File No. 763.72/3417
The Minister in China ( Reinsch ) to the Secretary of State
[Received March 3, 2.30 p.m.]
Referring to my cable of February 28, 7 p.m. On account of nonappearance of a satisfactory reply to its protest to Germany, the Chinese Government is now confronted with the necessity of deciding upon a further course of action as its position is fundamentally identical with that of the American Government in that both are neutral and seek no national advantages but only the maintenance of their essential rights. The Chinese Government thinks association with the United States in this matter natural. But Japan is urgently advising union with the Allies, whose representatives, under instructions, have invited China and offered certain inducements, such as the postponement of Boxer indemnity. …
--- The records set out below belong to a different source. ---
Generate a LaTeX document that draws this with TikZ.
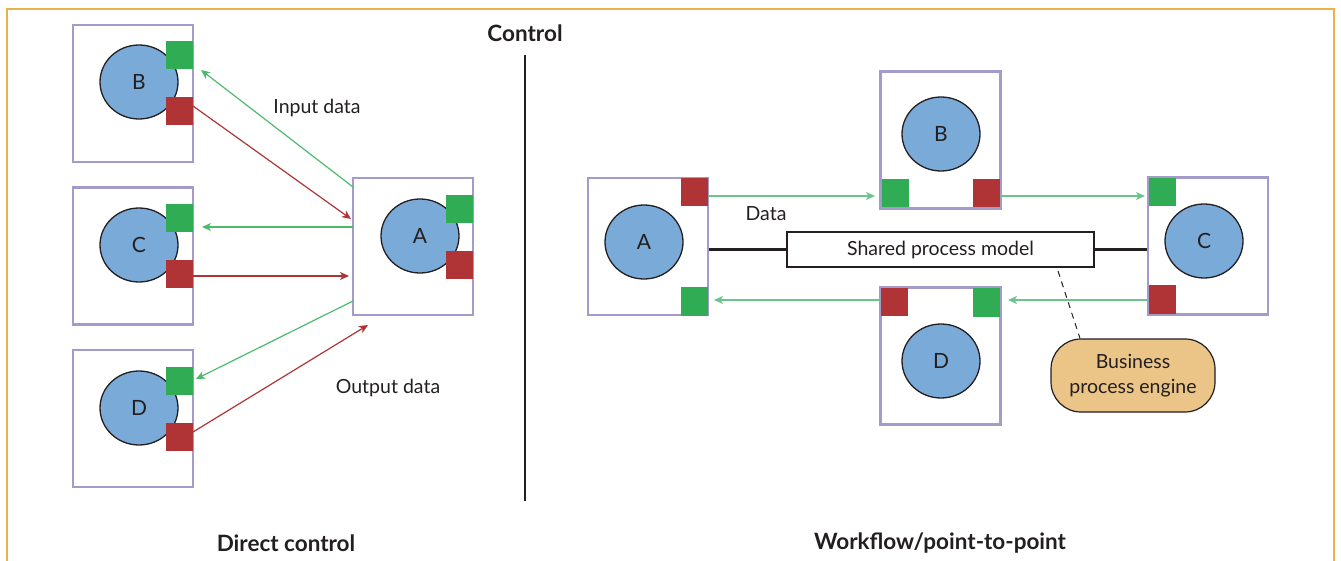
\documentclass[tikz,border=0pt]{standalone}
\usepackage{fontspec}
\setmainfont{Lato}
\usetikzlibrary{arrows.meta,shapes.geometric}
\definecolor{frameC}{HTML}{E8B44A}
\definecolor{boxC}{HTML}{A59BCB}
\definecolor{blueC}{HTML}{7AAAD8}
\definecolor{greenC}{HTML}{30AC55}
\definecolor{redC}{HTML}{B03436}
\definecolor{garrC}{HTML}{4DBA6E}
\definecolor{garrR}{HTML}{6CC48A}
\definecolor{txtC}{HTML}{231F20}
\definecolor{engC}{HTML}{EBC587}
\tikzset{
  pbox/.style={draw=boxC,line width=2.4pt,minimum width=120pt,minimum height=137pt,inner sep=0pt},
  proc/.style={ellipse,draw=txtC,fill=blueC,line width=1.3pt,minimum width=78pt,minimum height=74pt,inner sep=0pt,font=\fontsize{21}{23}\selectfont,text=txtC},
  gsq/.style={fill=greenC,minimum width=27pt,minimum height=28pt,inner sep=0pt},
  rsq/.style={fill=redC,minimum width=27pt,minimum height=28pt,inner sep=0pt},
  garr/.style={draw=garrC,line width=1.2pt,-{Stealth[length=9pt,width=8pt,inset=2.5pt]}},
  garrr/.style={draw=garrR,line width=1.5pt,-{Stealth[length=9pt,width=8pt,inset=2.5pt]}},
  rarr/.style={draw=redC,line width=1.2pt,-{Stealth[length=9pt,width=8pt,inset=2.5pt]}},
  lbl/.style={font=\fontsize{19.5}{22}\selectfont,text=txtC,inner sep=0pt},
  ttl/.style={font=\fontsize{22.5}{25}\selectfont\bfseries,text=txtC,inner sep=0pt},
}
\begin{document}
\begin{tikzpicture}[x=1pt,y=-1pt]
\useasboundingbox (0,0) rectangle (1341,561);
% frame
\draw[frameC,line width=1.2pt] (7,570) -- (7,9) -- (1334,9) -- (1334,570);
% titles
\node[ttl] (tCtrl) at (525,33) {Control};
\node[ttl] (tDirect) at (286,543) {Direct control};
\node[ttl] (tWork) at (940,543) {Workflow/point-to-point};
\coordinate (vTop) at (525,55);
\coordinate (vBot) at (525,501);
\draw[txtC,line width=2.8pt] (vTop) -- (vBot);

% ---------- left panel ----------
\node[pbox] (LB) at (133,93.5) {};
\node[proc] (LBc) at (139,82) {B};
\node[gsq] (LBg) at (179.5,55) {};
\node[rsq] (LBr) at (179.5,111) {};

\node[pbox] (LC) at (133,256) {};
\node[proc] (LCc) at (139,245) {C};
\node[gsq] (LCg) at (179.5,218) {};
\node[rsq] (LCr) at (179.5,274) {};

\node[pbox] (LD) at (133,418.5) {};
\node[proc] (LDc) at (139,408) {D};
\node[gsq] (LDg) at (179.5,381) {};
\node[rsq] (LDr) at (179.5,437) {};

\node[pbox] (LA) at (413,246.5) {};
\node[proc] (LAc) at (420,236) {A};
\node[gsq] (LAg) at (459.5,209) {};
\node[rsq] (LAr) at (459.5,265) {};

\coordinate (a1s) at (353,187);  \coordinate (a1e) at (201,70);
\coordinate (a2s) at (193,106);  \coordinate (a2e) at (351,219);
\coordinate (a3s) at (353,227);  \coordinate (a3e) at (202,227);
\coordinate (a4s) at (193,276);  \coordinate (a4e) at (349,276);
\coordinate (a5s) at (353,301);  \coordinate (a5e) at (196,379);
\coordinate (a6s) at (193,432);  \coordinate (a6e) at (368,325);
\draw[garr] (a1s) -- (a1e);
\draw[rarr] (a2s) -- (a2e);
\draw[garr] (a3s) -- (a3e);
\draw[rarr] (a4s) -- (a4e);
\draw[garr] (a5s) -- (a5e);
\draw[rarr] (a6s) -- (a6e);
\node[lbl] (lIn) at (317,108) {Input data};
\node[lbl] (lOut) at (388,388) {Output data};

% ---------- right panel ----------
\node[pbox] (RA) at (648,246.5) {};
\node[proc] (RAc) at (644,242) {A};
\node[rsq] (RAr) at (694.5,192.5) {};
\node[gsq] (RAg) at (694.5,301.5) {};

\node[pbox] (RB) at (940.5,140) {};
\node[proc] (RBc) at (941,134) {B};
\node[gsq] (RBg) at (895,193.5) {};
\node[rsq] (RBr) at (986.5,193.5) {};

\node[pbox] (RD) at (940.5,356) {};
\node[proc] (RDc) at (941,361) {D};
\node[rsq] (RDr) at (894.5,302) {};
\node[gsq] (RDg) at (986,302.5) {};

\node[pbox] (RC) at (1208,246) {};
\node[proc] (RCc) at (1204,241) {C};
\node[gsq] (RCg) at (1162,192.5) {};
\node[rsq] (RCr) at (1162.5,299.5) {};

\node[draw=txtC,line width=1.2pt,fill=white,minimum width=307pt,minimum height=35pt,inner sep=0pt,font=\fontsize{19.5}{22}\selectfont,text=txtC] (SPM) at (940.5,249.5) {Shared process model};
\draw[txtC,line width=2.6pt] (RA.east |- SPM.west) -- (SPM.west);
\draw[txtC,line width=2.6pt] (SPM.east) -- (RC.west |- SPM.east);

\node[draw=txtC,line width=1.2pt,fill=engC,rounded corners=30pt,minimum width=164pt,minimum height=73pt,inner sep=0pt,align=center,font=\fontsize{19.5}{25}\selectfont,text=txtC] (BPE) at (1133,375.5) {Business\\process engine};
\coordinate (dTop) at (1058,271);
\draw[txtC,line width=1pt,dash pattern=on 6pt off 5pt] (dTop) -- (BPE.north west -| 1080,0);

\coordinate (r1s) at (708,196);  \coordinate (r1e) at (875,196);
\coordinate (r2s) at (1000,196); \coordinate (r2e) at (1145,196);
\coordinate (r3s) at (1148,300); \coordinate (r3e) at (1008,300);
\coordinate (r4s) at (881,300);  \coordinate (r4e) at (714,300);
\draw[garrr] (r1s) -- (r1e);
\draw[garrr] (r2s) -- (r2e);
\draw[garrr] (r3s) -- (r3e);
\draw[garrr] (r4s) -- (r4e);
\node[lbl] (lData) at (766,214) {Data};
\end{tikzpicture}
\end{document}
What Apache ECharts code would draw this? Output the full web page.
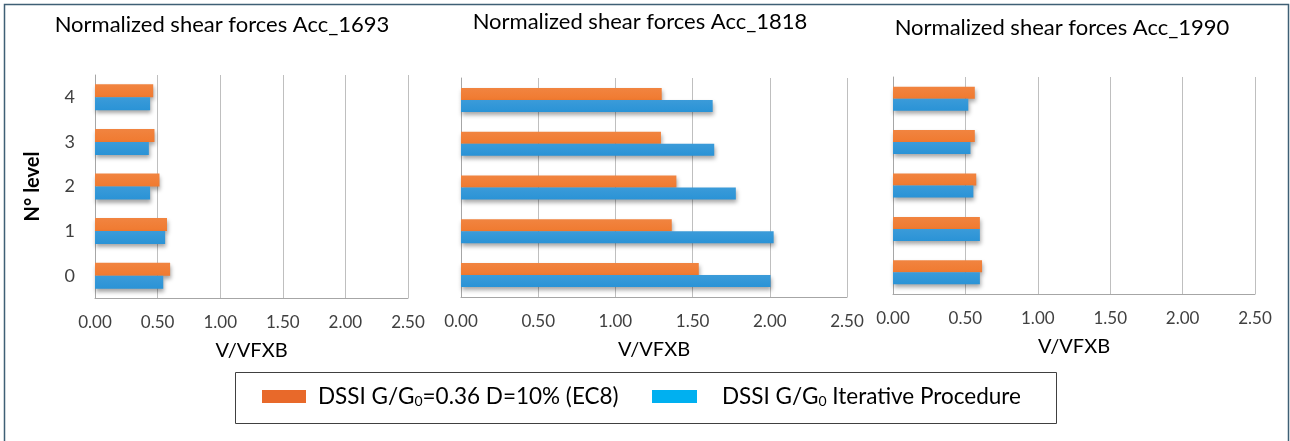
<!DOCTYPE html>
<html>
<head>
<meta charset="utf-8">
<script src="https://cdn.jsdelivr.net/npm/echarts@6/dist/echarts.min.js"></script>
<style>
  html, body { margin: 0; padding: 0; background: #fff; }
  #chart { width: 1290px; height: 441px; }
</style>
</head>
<body>
<div id="chart"></div>
<script>
  // data
  const levels = ['0', '1', '2', '3', '4']
  const titles = ['Normalized shear forces Acc_1693', 'Normalized shear forces Acc_1818', 'Normalized shear forces Acc_1990']
  const seriesNames = ['DSSI G/G0=0.36 D=10% (EC8)', 'DSSI G/G0 Iterative Procedure']

  const ec8_1693 = [0.60, 0.575, 0.515, 0.475, 0.465]
  const iter_1693 = [0.545, 0.56, 0.44, 0.43, 0.44]
  const ec8_1818 = [1.54, 1.365, 1.395, 1.295, 1.30]
  const iter_1818 = [2.005, 2.025, 1.78, 1.64, 1.63]
  const ec8_1990 = [0.615, 0.60, 0.575, 0.565, 0.565]
  const iter_1990 = [0.60, 0.60, 0.555, 0.535, 0.52]

  const xTicks = { min: 0, max: 2.5, interval: 0.5 }

  const ec8Data = [ec8_1693, ec8_1818, ec8_1990]
  const iterData = [iter_1693, iter_1818, iter_1990]

  const orange = '#F07A30'
  const blue = '#2A93D6'
  const font = 'Lato, "Open Sans", sans-serif'

  const grids = [
    { left: 95, top: 75, width: 313, height: 223 },
    { left: 461, top: 78, width: 386, height: 219 },
    { left: 893, top: 77, width: 362, height: 217 }
  ]
  const titlePos = [
    { left: 217, top: 9 },
    { left: 635, top: 6 },
    { left: 1057, top: 12 }
  ]

  const chart = echarts.init(document.getElementById('chart'))

  function barSeries(name, data, idx, color) {
    return {
      name: name,
      type: 'bar',
      xAxisIndex: idx,
      yAxisIndex: idx,
      data: data,
      barWidth: idx === 0 ? 13 : 12,
      barGap: '0%',
      itemStyle: {
        color: new echarts.graphic.LinearGradient(0, 0, 0, 1, [
          { offset: 0, color: echarts.color.lift(color, 0.08) },
          { offset: 1, color: color }
        ]),
        shadowColor: 'rgba(0,0,0,0.35)',
        shadowBlur: 4,
        shadowOffsetY: 3,
        shadowOffsetX: 1
      },
      animation: false
    }
  }

  const series = []
  for (let i = 0; i < 3; i++) {
    series.push(barSeries(seriesNames[0], ec8Data[i], i, orange))
    series.push(barSeries(seriesNames[1], iterData[i], i, blue))
  }

  const legendText = {
    fontFamily: font,
    fontSize: 22.5,
    color: '#000',
    rich: {
      t: { fontFamily: font, fontSize: 22.5, color: '#000' },
      s: { fontFamily: font, fontSize: 14, color: '#000', verticalAlign: 'bottom', padding: [7, 0, 0, 0] }
    }
  }
  const fmt = name => name.replace('G/G0', '{t|G/G}{s|0}').replace(/^DSSI /, '{t|DSSI }')

  const option = {
    backgroundColor: '#fff',
    animation: false,
    title: titles.map((t, i) => ({
      text: t,
      left: titlePos[i].left,
      top: titlePos[i].top,
      textAlign: 'center',
      textStyle: { fontFamily: font, fontSize: 22, fontWeight: 'normal', color: '#000' }
    })),
    grid: grids,
    xAxis: grids.map((g, i) => ({
      type: 'value',
      gridIndex: i,
      min: xTicks.min,
      max: xTicks.max,
      interval: xTicks.interval,
      name: 'V/VFXB',
      nameLocation: 'middle',
      nameGap: 43,
      nameTextStyle: { fontFamily: font, fontSize: 20, color: '#000' },
      axisLine: { show: true, lineStyle: { color: '#a6a6a6' } },
      axisTick: { show: false },
      splitLine: { show: true, lineStyle: { color: '#bfbfbf' } },
      axisLabel: {
        margin: 16,
        fontFamily: font,
        fontSize: 17,
        color: '#404040',
        formatter: v => v.toFixed(2)
      }
    })),
    yAxis: grids.map((g, i) => ({
      type: 'category',
      gridIndex: i,
      data: levels,
      name: i === 0 ? 'N° level' : '',
      nameLocation: 'middle',
      nameGap: 52,
      nameRotate: 90,
      nameTextStyle: { fontFamily: font, fontSize: 20, fontWeight: 'bold', color: '#000' },
      axisLine: { show: true, lineStyle: { color: '#a6a6a6' } },
      axisTick: { show: false },
      axisLabel: { show: i === 0, margin: 20, fontFamily: font, fontSize: 18, color: '#404040' }
    })),
    legend: [
      {
        data: [{ name: seriesNames[0], itemStyle: { color: '#E8692A', shadowBlur: 0, shadowOffsetX: 0, shadowOffsetY: 0 } }],
        left: 257,
        top: 380,
        icon: 'rect',
        itemWidth: 44,
        itemHeight: 13,
        formatter: fmt,
        textStyle: Object.assign({ padding: [0, 0, 0, 7] }, legendText)
      },
      {
        data: [{ name: seriesNames[1], itemStyle: { color: '#00B0F0', shadowBlur: 0, shadowOffsetX: 0, shadowOffsetY: 0 } }],
        left: 647,
        top: 380,
        icon: 'rect',
        itemWidth: 45,
        itemHeight: 13,
        formatter: fmt,
        textStyle: Object.assign({ padding: [0, 0, 0, 20] }, legendText)
      }
    ],
    graphic: [
      {
        type: 'rect',
        shape: { x: 4.5, y: 4.5, width: 1284, height: 460 },
        style: { fill: 'none', stroke: '#3f5f75', lineWidth: 1.5 },
        silent: true
      },
      {
        type: 'rect',
        shape: { x: 235.5, y: 372.5, width: 821, height: 51 },
        style: { fill: 'none', stroke: '#404040', lineWidth: 1 },
        silent: true
      }
    ],
    series: series
  }

  chart.setOption(option)
</script>
</body>
</html>
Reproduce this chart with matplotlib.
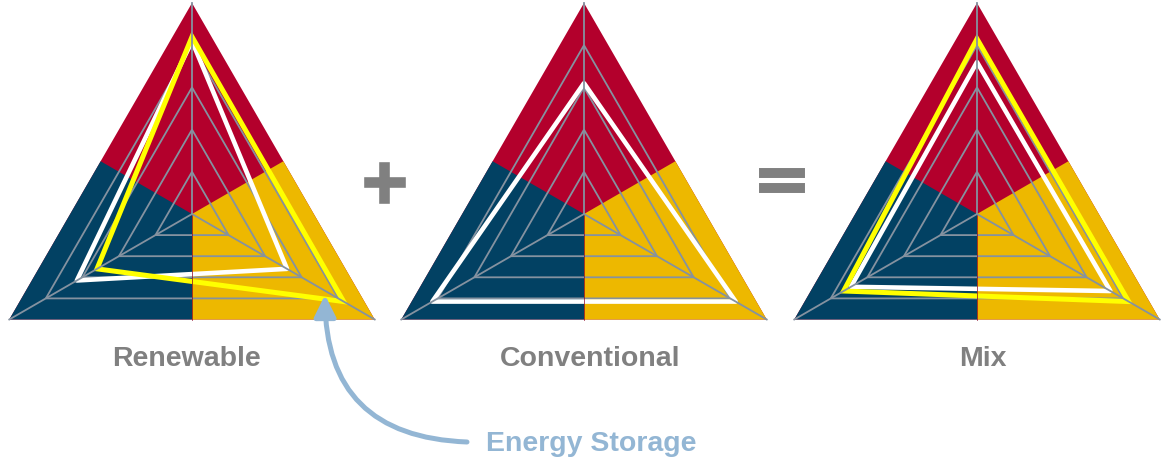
import numpy as np
import matplotlib.pyplot as plt
import matplotlib.patheffects as pe
from matplotlib.patches import Polygon, FancyArrowPatch

# radar values on the three spokes (top, lower-left, lower-right), scale 0..1
renewable = [0.82, 0.63, 0.52]
renewable_storage = [0.84, 0.52, 0.83]
conventional = [0.62, 0.83, 0.83]
mix = [0.72, 0.69, 0.73]
mix_storage = [0.83, 0.73, 0.83]
panel_names = ["Renewable", "Conventional", "Mix"]
grid_levels = [0.2, 0.4, 0.6, 0.8]

RED = "#b3002c"
BLUE = "#024163"
GOLD = "#edb800"
GRID = "#8592a0"
GREY = "#808080"
STORAGE = "#93b6d4"

# layout (pixel units, y pointing down)
W, H = 1161, 464
centers = [192, 584, 977]
cy = 215
R = 211
angles = np.radians([90, 210, 330])

def to_xy(cx, vals):
    vals = np.asarray(vals, dtype=float)
    return np.column_stack([cx + R * vals * np.cos(angles),
                            cy - R * vals * np.sin(angles)])

fig = plt.figure(figsize=(W / 100, H / 100), dpi=100)
ax = fig.add_axes([0, 0, 1, 1])
ax.set_xlim(0, W)
ax.set_ylim(H, 0)
ax.axis("off")

def draw_panel(cx, white_vals, yellow_vals=None):
    top, bl, br = to_xy(cx, [1, 1, 1])
    c = np.array([cx, cy])
    mid_l = (top + bl) / 2
    mid_r = (top + br) / 2
    mid_b = (bl + br) / 2
    # coloured sectors
    ax.add_patch(Polygon([top, bl, br], closed=True, fc=RED, ec="none"))
    ax.add_patch(Polygon([c, mid_l, bl, mid_b], closed=True, fc=BLUE, ec="none"))
    ax.add_patch(Polygon([c, mid_b, br, mid_r], closed=True, fc=GOLD, ec="none"))
    ax.plot([c[0], mid_b[0]], [c[1], mid_b[1]], color="#8a0022", lw=0.5)
    # web
    for lev in grid_levels:
        ax.add_patch(Polygon(to_xy(cx, [lev] * 3), closed=True, fill=False,
                             ec=GRID, lw=1.3))
    for v in (top, bl, br):
        ax.plot([c[0], v[0]], [c[1], v[1]], color=GRID, lw=1.3)
    # series
    ax.add_patch(Polygon(to_xy(cx, white_vals), closed=True, fill=False,
                         ec="white", lw=3.3, joinstyle="round"))
    if yellow_vals is not None:
        ax.add_patch(Polygon(to_xy(cx, yellow_vals), closed=True, fill=False,
                             ec="#ffff00", lw=3.6, joinstyle="miter"))

draw_panel(centers[0], renewable, renewable_storage)
draw_panel(centers[1], conventional)
draw_panel(centers[2], mix, mix_storage)

label_x = [187, 590, 983]
for x, name in zip(label_x, panel_names):
    ax.text(x, 359, name, ha="center", va="center", fontsize=20.5,
            fontweight="bold", color=GREY, family="Liberation Sans")

# operators between the panels
ax.text(385, 186, "+", ha="center", va="center", fontsize=43,
        fontweight="bold", color=GREY, family="DejaVu Sans",
        path_effects=[pe.withStroke(linewidth=2.6, foreground=GREY,
                                    joinstyle="miter")])
ax.text(782, 184, "=", ha="center", va="center", fontsize=50,
        fontweight="bold", color=GREY, family="DejaVu Sans",
        path_effects=[pe.withStroke(linewidth=1.4, foreground=GREY,
                                    joinstyle="miter")])

# storage annotation
ax.text(591, 444, "Energy Storage", ha="center", va="center", fontsize=20.5,
        fontweight="bold", color=STORAGE, family="Liberation Sans")
arrow = FancyArrowPatch((467, 443), (325, 296),
                        connectionstyle="arc3,rad=-0.48",
                        arrowstyle="-|>,head_length=1.0,head_width=0.5",
                        mutation_scale=13, lw=3.6, color=STORAGE,
                        shrinkA=0, shrinkB=0)
ax.add_patch(arrow)

fig.savefig("out.png", dpi=100, facecolor="white")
The preference of the Chinese Government for alignment with the United States would determine their action, could they be sure of moderate recognition and support. Such action would receive passively or spontaneously the applause of the Allies. The features of the situation are alike favorable to a maintenance of Chinese rights and American vital interests if some financial assistance can come from American sources and the American Government will secure for China a voice in the possible conferences. The very fact of China’s being in this matter associated primarily with the United States will make it impossible to impose upon her exclusive outside control of her military establishment.
It is essential that I should have your instructions as I am asked to state the attitude of the American Government.